Wonderful performance ... thanks for sharing this with the community here. Can you explain a bit about the instruments that were used in this recording?


----------



## Frasier

Just one catch that tends to comment on the musicianship here. 

Nice try but... the last movement of the C# min sonata so utterly integrates with the first movement that it doesn't make much sense on its own.


----------



## Guest

Frasier said:


> Just one catch that tends to comment on the musicianship here.
> 
> Nice try but... the last movement of the C# min sonata so utterly integrates with the first movement that it doesn't make much sense on its own.
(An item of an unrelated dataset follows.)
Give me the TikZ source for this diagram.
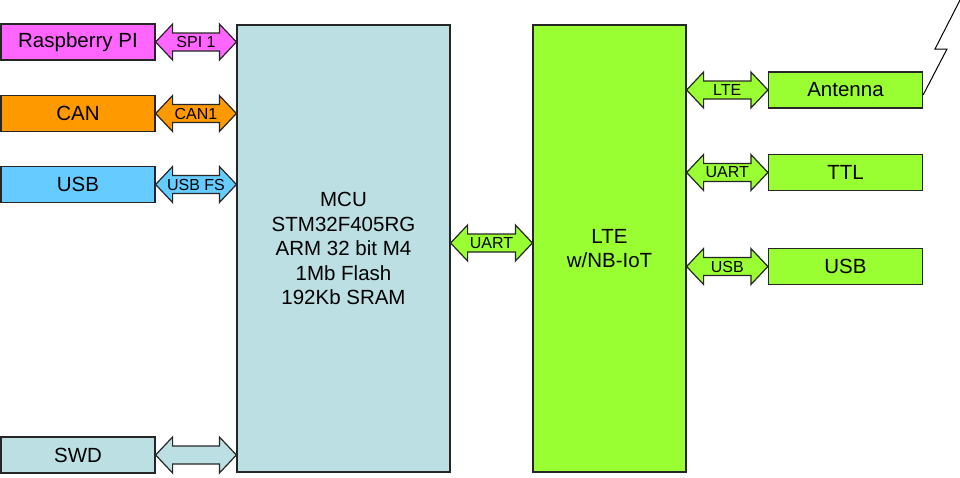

You are right, but this is an eclectic performance not a complete work the same could be said about just any movement played by itself


----------



## Cincela

Thanks for all comments. Yes, this is an eclectic performance. I didn't try firs movement but i tried another beethoven piece "fur elise". I'll upload this video to UT.

My instrument is baglama. Bağlama is an main instrument for Turkish people. Today, mostly Bağlama is played with a plectrum. However, Playing bağlama with hands is an conventional technic for 2000 years. Recently, this technic are forgotten (since 50 years).

Playing Bağlama with hands (no plectrum) is called "Şelpe"

Şelpe contain 3 different technic. There is one technic that is called "finger pushing" (known as tapping in world) in moonlight video. This tapping technic have been played for 150 year especially by west Anatolia people.

In this video there are two kind baglama. Soprano baglama with steel string and tenor baglama wired steel string.

Some details on http://www.erolparlak.com.tr/eng/baglama.php


----------